The Iranian Revolution
Iran Today 07 48302 483811A
The Islamic Revolution refers to events involving the overthrow of Iran’s monarchy (Pahlavi dynasty) under Shah Mohammad Reza Pahlavi, and its replacement with an Islamic republic under Ayatollah Khomeini, the leader of the revolution. The first major demonstrations against the Shah began in January, 1978. Between August and December of 1978, strikes and demonstrations paralyzed the country. The Shah left Iran for exile in mid-January of 1979, and the resulting power vacuum was filled two weeks later when Ayatollah Khomeini returned to Tehran to a greeting by several million Iranians. The royal regime collapsed shortly after that, on February 11, when guerrillas and rebel troops took to armed street fighting and overwhelmed any troops still loyal to the Shah.
Iran voted, by national referendum, to become an Islamic Republic on April 1st, 1979, and later approved a new theocratic constitution whereby Khomeini became Supreme Leader of the country in December, 1979.

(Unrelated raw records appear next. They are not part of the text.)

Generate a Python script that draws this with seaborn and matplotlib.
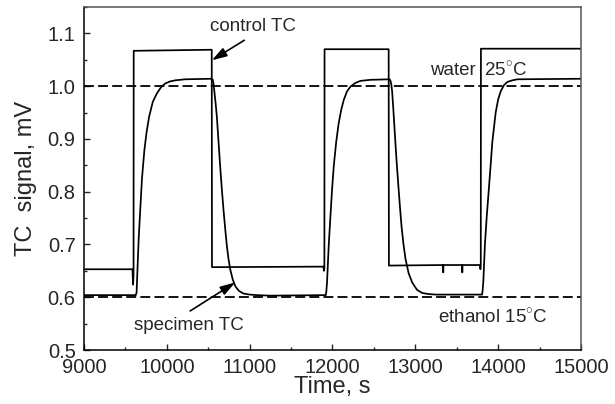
import numpy as np
import pandas as pd
import matplotlib
matplotlib.use("Agg")
import matplotlib.pyplot as plt
import seaborn as sns
from matplotlib.ticker import MultipleLocator

# ---- data ----
control_t = [9000, 9585, 9592, 9598, 9600, 10542, 10545, 11890, 11897, 11902, 11904,
             12678, 12681, 13334, 13337, 13340, 13564, 13567, 13570, 13780, 13786,
             13790, 13792, 15000]
control_v = [0.653, 0.653, 0.624, 0.640, 1.067, 1.069, 0.657, 0.658, 0.650, 0.655, 1.070,
             1.070, 0.660, 0.661, 0.647, 0.661, 0.661, 0.647, 0.661, 0.661, 0.653,
             0.660, 1.071, 1.071]

specimen_t = [9000, 9625, 9635, 9645, 9660, 9677, 9700, 9729, 9755, 9786, 9830, 9879, 9930,
              9979, 10040, 10100, 10221, 10540, 10555, 10565, 10575, 10590, 10604, 10624,
              10644, 10664, 10684, 10705, 10725, 10745, 10765, 10795, 10826, 10870, 10926,
              11000, 11088, 11250, 11918, 11925, 11934, 11955, 11975, 11995, 12015, 12045,
              12075, 12105, 12136, 12175, 12216, 12275, 12337, 12458, 12690, 12700, 12710,
              12720, 12735, 12752, 12772, 12793, 12813, 12833, 12857, 12882, 12920, 12962,
              13020, 13083, 13160, 13250, 13805, 13812, 13821, 13840, 13862, 13885, 13909,
              13930, 13970, 14000, 14030, 14070, 14111, 14170, 14232, 15000]
specimen_v = [0.604, 0.604, 0.609, 0.650, 0.710, 0.760, 0.825, 0.879, 0.912, 0.942, 0.970,
              0.986, 0.998, 1.005, 1.009, 1.011, 1.013, 1.014, 1.012, 1.003, 0.988, 0.966,
              0.942, 0.895, 0.848, 0.805, 0.766, 0.729, 0.697, 0.672, 0.653, 0.634, 0.621,
              0.612, 0.607, 0.605, 0.604, 0.603, 0.604, 0.610, 0.628, 0.700, 0.753, 0.805,
              0.848, 0.895, 0.930, 0.955, 0.974, 0.990, 0.999, 1.006, 1.010, 1.012, 1.013,
              1.010, 1.003, 0.990, 0.955, 0.911, 0.862, 0.816, 0.774, 0.735, 0.700, 0.672,
              0.645, 0.628, 0.614, 0.608, 0.606, 0.605, 0.605, 0.612, 0.630, 0.700, 0.753,
              0.800, 0.850, 0.895, 0.950, 0.975, 0.990, 1.002, 1.008, 1.011, 1.013, 1.014]

water_level = 1.0
ethanol_level = 0.6

x_ticks = [9000, 10000, 11000, 12000, 13000, 14000, 15000]
y_ticks = [0.5, 0.6, 0.7, 0.8, 0.9, 1.0, 1.1]

# ---- style ----
sns.set_style("ticks")
plt.rcParams['font.family'] = ['Liberation Sans', 'DejaVu Sans']
plt.rcParams['mathtext.fontset'] = 'custom'
plt.rcParams['mathtext.rm'] = 'Liberation Sans'

fig = plt.figure(figsize=(6.15, 4.04), dpi=100)
ax = fig.add_axes([84/615, 1-350/404, (581-84)/615, (350-7)/404])

ctrl = pd.DataFrame({"t": control_t, "v": control_v})
spec = pd.DataFrame({"t": specimen_t, "v": specimen_v})

sns.lineplot(data=ctrl, x="t", y="v", sort=False, estimator=None, ax=ax,
             color="black", linewidth=1.25)
sns.lineplot(data=spec, x="t", y="v", sort=False, estimator=None, ax=ax,
             color="black", linewidth=1.25)

ax.axhline(water_level, color="black", linewidth=1.3, linestyle=(0, (5.5, 2.3)))
ax.axhline(ethanol_level, color="black", linewidth=1.3, linestyle=(0, (5.5, 2.3)))

ax.set_xlim(9000, 15000)
ax.set_ylim(0.5, 1.15)
ax.set_xticks(x_ticks)
ax.set_yticks(y_ticks)
ax.set_xticklabels([str(v) for v in x_ticks])
ax.set_yticklabels([f"{v:.1f}" for v in y_ticks])
ax.xaxis.set_minor_locator(MultipleLocator(500))
ax.yaxis.set_minor_locator(MultipleLocator(0.05))
ax.tick_params(which="major", direction="in", length=4.3, width=1.0, labelsize=14.5,
               pad=6, top=False, right=False)
ax.tick_params(which="minor", direction="in", length=2.4, width=1.0, top=False, right=False)
for s in ax.spines.values():
    s.set_visible(True)
    s.set_linewidth(1.1)
    s.set_color("black")
ax.spines['top'].set_color("#555555")
ax.spines['right'].set_color("#555555")

ax.set_xlabel("Time, s", fontsize=17, labelpad=-1)
ax.set_ylabel("TC  signal, mV", fontsize=17, labelpad=8)

arrow = dict(arrowstyle="-|>,head_length=0.9,head_width=0.28", color="black",
             lw=1.2, shrinkA=0, shrinkB=0)
ax.text(11044, 1.113, "control TC", fontsize=13.5, ha="center", va="center")
ax.annotate("", xy=(10544, 1.049), xytext=(10935, 1.087), arrowprops=arrow)
ax.text(10270, 0.547, "specimen TC", fontsize=13.5, ha="center", va="center")
ax.annotate("", xy=(10826, 0.628), xytext=(10282, 0.574), arrowprops=arrow)
ax.text(13730, 1.030, "water", fontsize=13.5, ha="right", va="center")
ax.text(13835, 1.030, "25$^{\\circ}$C", fontsize=13.5, ha="left", va="center")
ax.text(13934, 0.562, "ethanol 15$^{\\circ}$C", fontsize=13.5, ha="center", va="center")

fig.savefig("out.png", dpi=100)
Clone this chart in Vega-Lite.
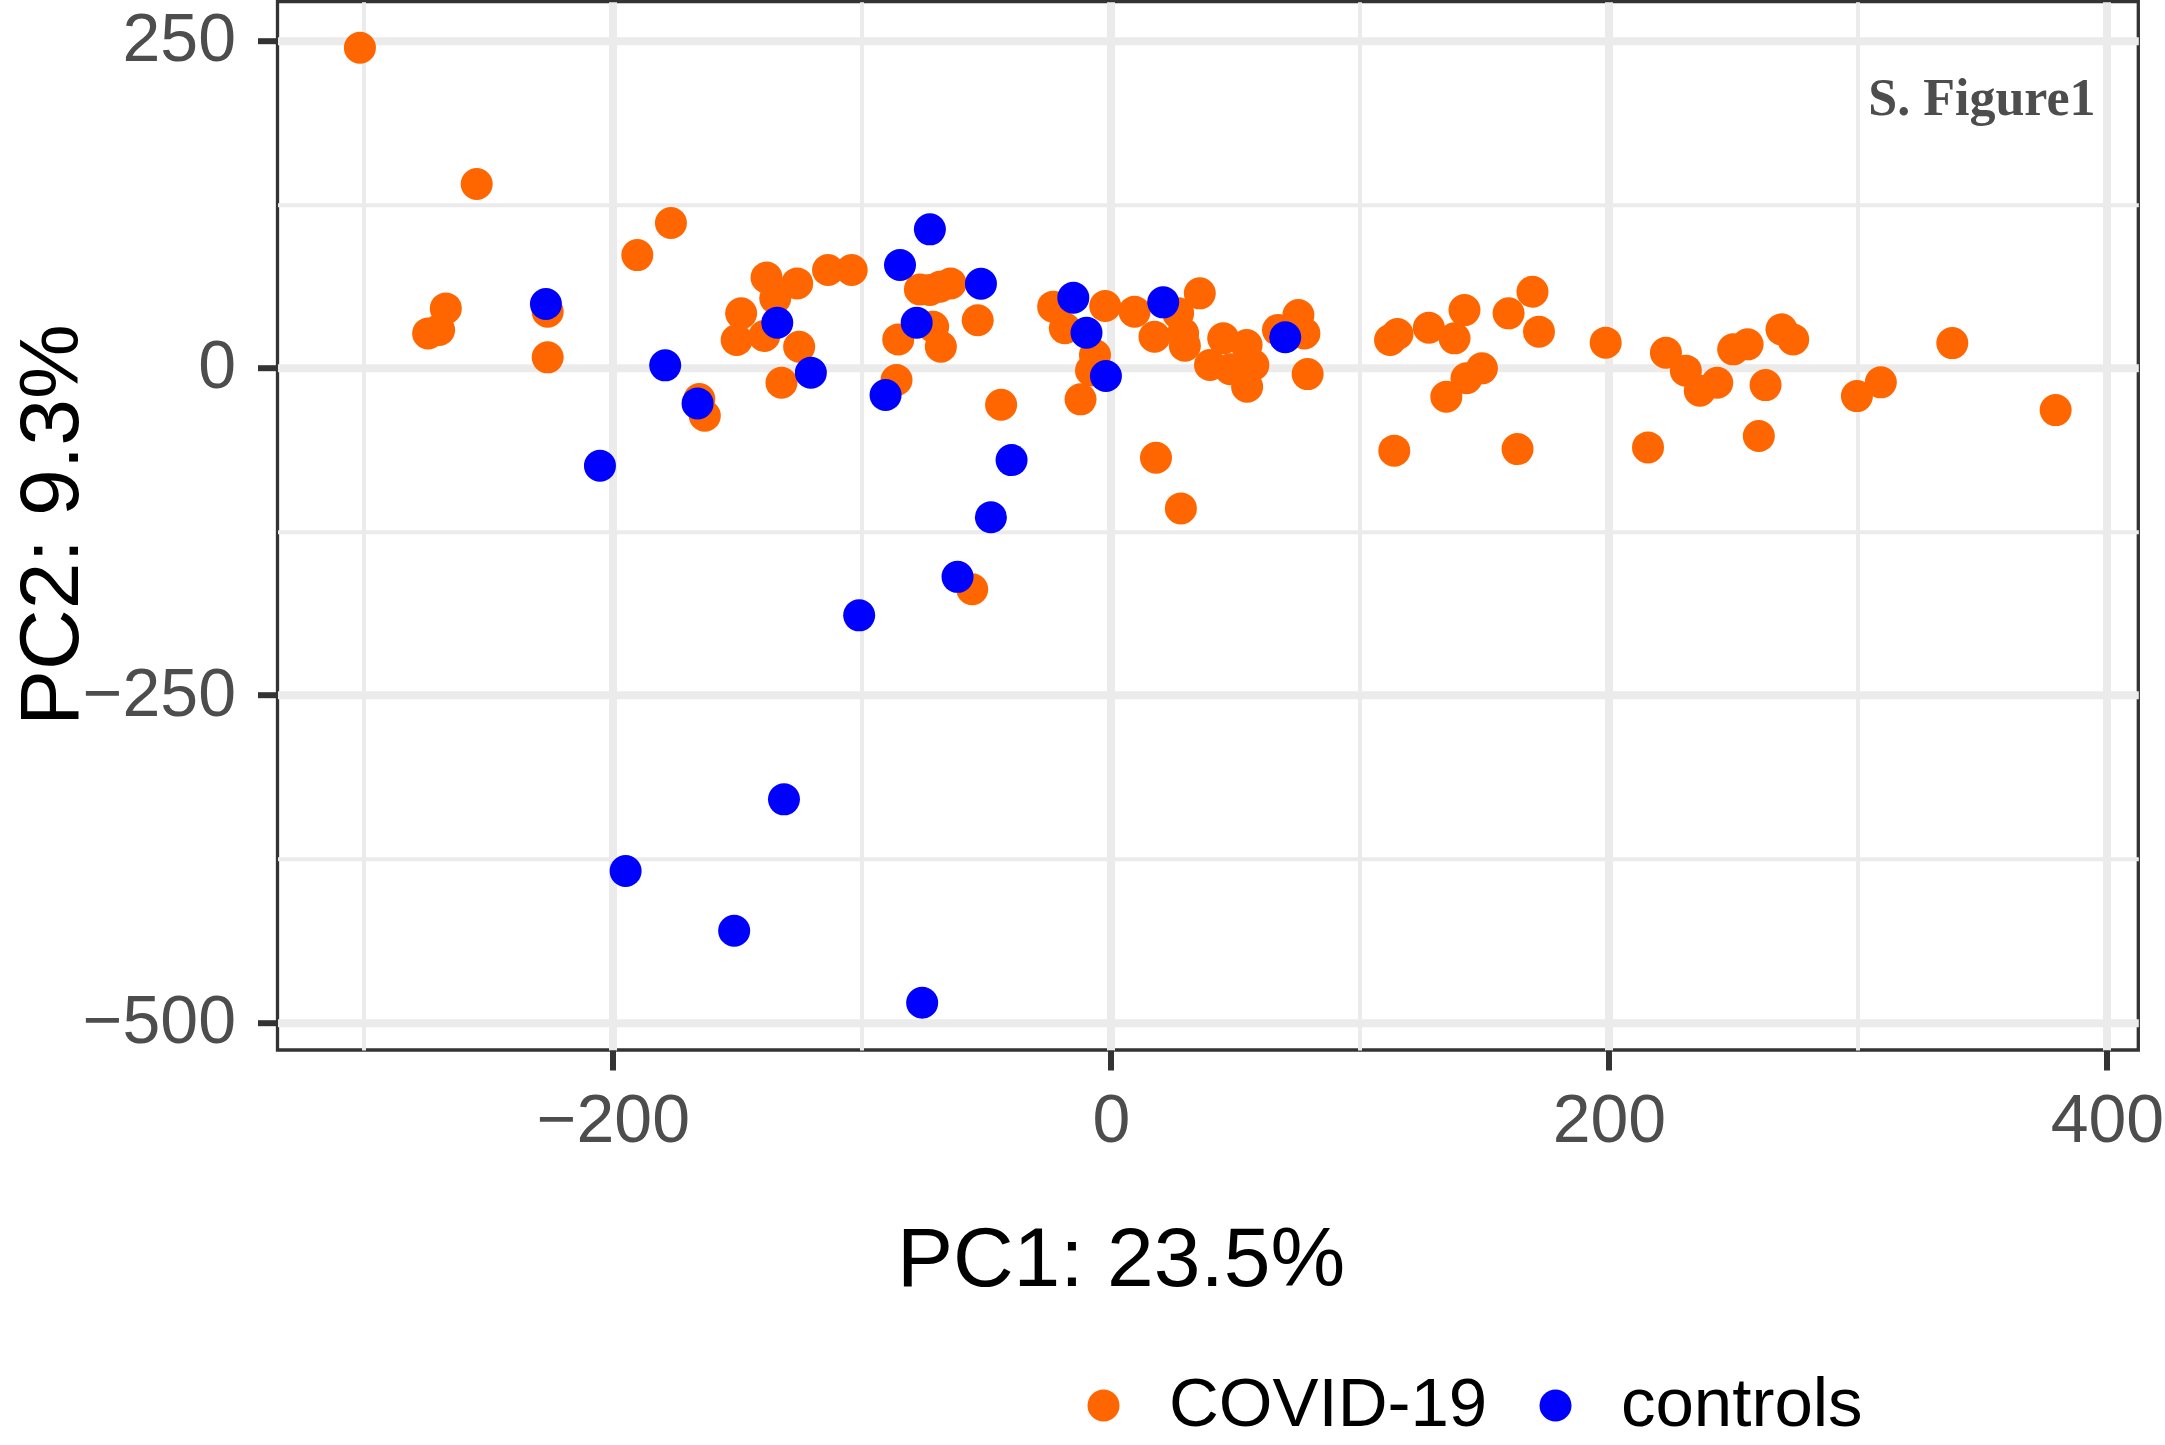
{
  "$schema": "https://vega.github.io/schema/vega-lite/v6.json",
  "width": 1860.8,
  "height": 1048.3,
  "autosize": {"type": "none"},
  "padding": {"left": 277.5, "top": 1.7, "right": 26.7, "bottom": 395},
  "background": "#ffffff",
  "config": {
    "view": {"stroke": "#333333", "strokeWidth": 3.3},
    "axis": {"labelFont": "Liberation Sans", "titleFont": "Liberation Sans"}
  },
  "datasets": {
    "pca": [
      {"PC1": -301.6, "PC2": 244.6, "group": "COVID-19"},
      {"PC1": -254.7, "PC2": 140.5, "group": "COVID-19"},
      {"PC1": -176.7, "PC2": 110.7, "group": "COVID-19"},
      {"PC1": -190.2, "PC2": 86.2, "group": "COVID-19"},
      {"PC1": -267.1, "PC2": 45.5, "group": "COVID-19"},
      {"PC1": -269.8, "PC2": 29.0, "group": "COVID-19"},
      {"PC1": -274.2, "PC2": 26.4, "group": "COVID-19"},
      {"PC1": -226.2, "PC2": 42.9, "group": "COVID-19"},
      {"PC1": -226.2, "PC2": 8.1, "group": "COVID-19"},
      {"PC1": -165.3, "PC2": -23.8, "group": "COVID-19"},
      {"PC1": -163.1, "PC2": -36.5, "group": "COVID-19"},
      {"PC1": -150.3, "PC2": 21.3, "group": "COVID-19"},
      {"PC1": -148.5, "PC2": 41.7, "group": "COVID-19"},
      {"PC1": -139.2, "PC2": 24.4, "group": "COVID-19"},
      {"PC1": -138.3, "PC2": 69.0, "group": "COVID-19"},
      {"PC1": -134.8, "PC2": 53.2, "group": "COVID-19"},
      {"PC1": -126.0, "PC2": 64.6, "group": "COVID-19"},
      {"PC1": -125.2, "PC2": 16.2, "group": "COVID-19"},
      {"PC1": -132.3, "PC2": -11.3, "group": "COVID-19"},
      {"PC1": -113.6, "PC2": 74.8, "group": "COVID-19"},
      {"PC1": -104.1, "PC2": 74.8, "group": "COVID-19"},
      {"PC1": -85.4, "PC2": 21.8, "group": "COVID-19"},
      {"PC1": -86.1, "PC2": -9.2, "group": "COVID-19"},
      {"PC1": -76.7, "PC2": 60.0, "group": "COVID-19"},
      {"PC1": -72.7, "PC2": 59.5, "group": "COVID-19"},
      {"PC1": -68.7, "PC2": 62.0, "group": "COVID-19"},
      {"PC1": -64.4, "PC2": 64.6, "group": "COVID-19"},
      {"PC1": -71.4, "PC2": 31.5, "group": "COVID-19"},
      {"PC1": -68.3, "PC2": 16.2, "group": "COVID-19"},
      {"PC1": -53.5, "PC2": 36.4, "group": "COVID-19"},
      {"PC1": -44.1, "PC2": -28.1, "group": "COVID-19"},
      {"PC1": -55.7, "PC2": -169.1, "group": "COVID-19"},
      {"PC1": -23.2, "PC2": 46.8, "group": "COVID-19"},
      {"PC1": -2.3, "PC2": 47.3, "group": "COVID-19"},
      {"PC1": -18.5, "PC2": 30.3, "group": "COVID-19"},
      {"PC1": -6.4, "PC2": 9.9, "group": "COVID-19"},
      {"PC1": -8.0, "PC2": -2.0, "group": "COVID-19"},
      {"PC1": -12.2, "PC2": -24.0, "group": "COVID-19"},
      {"PC1": 9.5, "PC2": 43.0, "group": "COVID-19"},
      {"PC1": 17.5, "PC2": 23.8, "group": "COVID-19"},
      {"PC1": 27.0, "PC2": 41.7, "group": "COVID-19"},
      {"PC1": 29.0, "PC2": 26.4, "group": "COVID-19"},
      {"PC1": 29.7, "PC2": 17.0, "group": "COVID-19"},
      {"PC1": 35.7, "PC2": 57.0, "group": "COVID-19"},
      {"PC1": 18.1, "PC2": -68.6, "group": "COVID-19"},
      {"PC1": 28.1, "PC2": -107.3, "group": "COVID-19"},
      {"PC1": 45.1, "PC2": 22.6, "group": "COVID-19"},
      {"PC1": 39.8, "PC2": 2.2, "group": "COVID-19"},
      {"PC1": 48.0, "PC2": -1.0, "group": "COVID-19"},
      {"PC1": 57.2, "PC2": 2.2, "group": "COVID-19"},
      {"PC1": 54.5, "PC2": 17.5, "group": "COVID-19"},
      {"PC1": 54.7, "PC2": -14.4, "group": "COVID-19"},
      {"PC1": 67.1, "PC2": 29.0, "group": "COVID-19"},
      {"PC1": 75.3, "PC2": 40.4, "group": "COVID-19"},
      {"PC1": 77.7, "PC2": 26.4, "group": "COVID-19"},
      {"PC1": 79.0, "PC2": -4.7, "group": "COVID-19"},
      {"PC1": 112.1, "PC2": 21.3, "group": "COVID-19"},
      {"PC1": 115.1, "PC2": 25.9, "group": "COVID-19"},
      {"PC1": 127.7, "PC2": 30.7, "group": "COVID-19"},
      {"PC1": 138.0, "PC2": 22.6, "group": "COVID-19"},
      {"PC1": 142.0, "PC2": 44.2, "group": "COVID-19"},
      {"PC1": 149.0, "PC2": -0.3, "group": "COVID-19"},
      {"PC1": 142.8, "PC2": -7.9, "group": "COVID-19"},
      {"PC1": 134.7, "PC2": -22.0, "group": "COVID-19"},
      {"PC1": 113.8, "PC2": -63.2, "group": "COVID-19"},
      {"PC1": 159.7, "PC2": 41.7, "group": "COVID-19"},
      {"PC1": 163.3, "PC2": -62.0, "group": "COVID-19"},
      {"PC1": 169.3, "PC2": 58.2, "group": "COVID-19"},
      {"PC1": 171.9, "PC2": 27.7, "group": "COVID-19"},
      {"PC1": 198.7, "PC2": 19.3, "group": "COVID-19"},
      {"PC1": 222.9, "PC2": 11.6, "group": "COVID-19"},
      {"PC1": 230.9, "PC2": -2.1, "group": "COVID-19"},
      {"PC1": 236.5, "PC2": -17.4, "group": "COVID-19"},
      {"PC1": 243.5, "PC2": -11.3, "group": "COVID-19"},
      {"PC1": 249.9, "PC2": 14.2, "group": "COVID-19"},
      {"PC1": 255.7, "PC2": 18.0, "group": "COVID-19"},
      {"PC1": 269.3, "PC2": 29.5, "group": "COVID-19"},
      {"PC1": 274.0, "PC2": 21.8, "group": "COVID-19"},
      {"PC1": 262.9, "PC2": -13.1, "group": "COVID-19"},
      {"PC1": 260.2, "PC2": -52.0, "group": "COVID-19"},
      {"PC1": 215.7, "PC2": -60.7, "group": "COVID-19"},
      {"PC1": 299.6, "PC2": -21.5, "group": "COVID-19"},
      {"PC1": 309.2, "PC2": -11.0, "group": "COVID-19"},
      {"PC1": 337.9, "PC2": 19.0, "group": "COVID-19"},
      {"PC1": 379.4, "PC2": -32.2, "group": "COVID-19"},
      {"PC1": -226.9, "PC2": 48.8, "group": "controls"},
      {"PC1": -205.2, "PC2": -74.7, "group": "controls"},
      {"PC1": -179.0, "PC2": 2.0, "group": "controls"},
      {"PC1": -166.0, "PC2": -27.1, "group": "controls"},
      {"PC1": -134.0, "PC2": 34.5, "group": "controls"},
      {"PC1": -120.5, "PC2": -3.7, "group": "controls"},
      {"PC1": -90.5, "PC2": -20.7, "group": "controls"},
      {"PC1": -84.7, "PC2": 78.6, "group": "controls"},
      {"PC1": -78.0, "PC2": 34.5, "group": "controls"},
      {"PC1": -72.7, "PC2": 105.9, "group": "controls"},
      {"PC1": -52.2, "PC2": 64.3, "group": "controls"},
      {"PC1": -39.9, "PC2": -70.4, "group": "controls"},
      {"PC1": -48.2, "PC2": -114.1, "group": "controls"},
      {"PC1": -61.6, "PC2": -159.6, "group": "controls"},
      {"PC1": -101.1, "PC2": -189.0, "group": "controls"},
      {"PC1": -131.3, "PC2": -329.6, "group": "controls"},
      {"PC1": -194.9, "PC2": -384.3, "group": "controls"},
      {"PC1": -151.3, "PC2": -430.0, "group": "controls"},
      {"PC1": -75.8, "PC2": -485.0, "group": "controls"},
      {"PC1": -15.1, "PC2": 53.6, "group": "controls"},
      {"PC1": -9.8, "PC2": 26.9, "group": "controls"},
      {"PC1": -2.0, "PC2": -6.2, "group": "controls"},
      {"PC1": 21.0, "PC2": 50.1, "group": "controls"},
      {"PC1": 70.0, "PC2": 23.4, "group": "controls"}
    ],
    "note": [{"label": "S. Figure1"}]
  },
  "layer": [
    {
      "data": {"name": "pca"},
      "mark": {"type": "point", "filled": true, "opacity": 0, "size": 10},
      "encoding": {
        "x": {
          "field": "PC1", "type": "quantitative",
          "scale": {"domain": [-334.7, 412.6], "nice": false, "zero": false},
          "axis": {"orient": "top", "values": [-300, -100, 100, 300], "grid": true, "gridColor": "#EBEBEB", "gridWidth": 4, "labels": false, "ticks": false, "domain": false, "title": null}
        },
        "y": {
          "field": "PC2", "type": "quantitative",
          "scale": {"domain": [-521.1, 279.8], "nice": false, "zero": false},
          "axis": {"orient": "right", "values": [-375, -125, 125], "grid": true, "gridColor": "#EBEBEB", "gridWidth": 4, "labels": false, "ticks": false, "domain": false, "title": null}
        }
      }
    },
    {
      "data": {"name": "pca"},
      "mark": {"type": "point", "filled": true, "opacity": 1, "size": 1024, "shape": "circle", "strokeWidth": 0},
      "encoding": {
        "x": {
          "field": "PC1", "type": "quantitative",
          "scale": {"domain": [-334.7, 412.6], "nice": false, "zero": false},
          "axis": {
            "orient": "bottom", "values": [-200, 0, 200, 400], "format": "d",
            "grid": true, "gridColor": "#EBEBEB", "gridWidth": 8,
            "domain": false, "ticks": true, "tickColor": "#333333", "tickWidth": 6, "tickSize": 20,
            "labelFontSize": 68, "labelColor": "#4D4D4D", "labelPadding": 17, "labelFlush": false, "labelOverlap": false,
            "title": "PC1: 23.5%", "titleFontSize": 84, "titleFontWeight": "normal", "titleColor": "#000000",
            "titleX": 843, "titleY": 235, "titleAlign": "center", "titleBaseline": "alphabetic"
          }
        },
        "y": {
          "field": "PC2", "type": "quantitative",
          "scale": {"domain": [-521.1, 279.8], "nice": false, "zero": false},
          "axis": {
            "orient": "left", "values": [-500, -250, 0, 250], "format": "d",
            "grid": true, "gridColor": "#EBEBEB", "gridWidth": 8,
            "domain": false, "ticks": true, "tickColor": "#333333", "tickWidth": 6, "tickSize": 20,
            "labelFontSize": 68, "labelColor": "#4D4D4D", "labelPadding": 22, "labelFlush": false, "labelOverlap": false,
            "title": "PC2: 9.3%", "titleFontSize": 84, "titleFontWeight": "normal", "titleColor": "#000000",
            "titleAngle": 270, "titleX": -200, "titleY": 523, "titleAlign": "center", "titleBaseline": "alphabetic"
          }
        },
        "color": {
          "field": "group", "type": "nominal",
          "scale": {"domain": ["COVID-19", "controls"], "range": ["#FF6600", "#0000FF"]},
          "legend": {
            "orient": "none", "direction": "horizontal", "legendX": 791.5, "legendY": 1369,
            "title": null, "padding": 0,
            "labelFont": "Liberation Sans", "labelFontSize": 69, "labelColor": "#000000", "labelOffset": 31, "labelLimit": 2000,
            "symbolType": "circle", "symbolSize": 1024, "symbolStrokeWidth": 0, "symbolOpacity": 1,
            "columnPadding": 33
          }
        }
      }
    },
    {
      "data": {"name": "note"},
      "mark": {"type": "text", "font": "Liberation Serif", "fontWeight": "bold", "fontSize": 52, "color": "#4D4D4D", "align": "center", "baseline": "alphabetic"},
      "encoding": {
        "x": {"datum": 349.8, "type": "quantitative", "axis": null},
        "y": {"datum": 193.2, "type": "quantitative", "axis": null},
        "text": {"field": "label", "type": "nominal"}
      }
    }
  ],
  "resolve": {"axis": {"x": "independent", "y": "independent"}}
}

The revolution was unusual and it created a lot of surprise throughout the world: it lacked many of the customary causes of revolution (defeat at war, a financial crisis, peasant rebellion, or disgruntled military); produced profound change at great speed; was massively popular; overthrew a regime heavily protected by a lavishly financed army and security service; and replaced a modernizing monarchy with a theocracy based on the Guardianship of the Islamic Jurists. Its outcome—an Islamic Republic “under the guidance of an 80-year-old exiled religious scholar from Qom”—was, as one scholar put it, “clearly an occurrence that had to be explained.”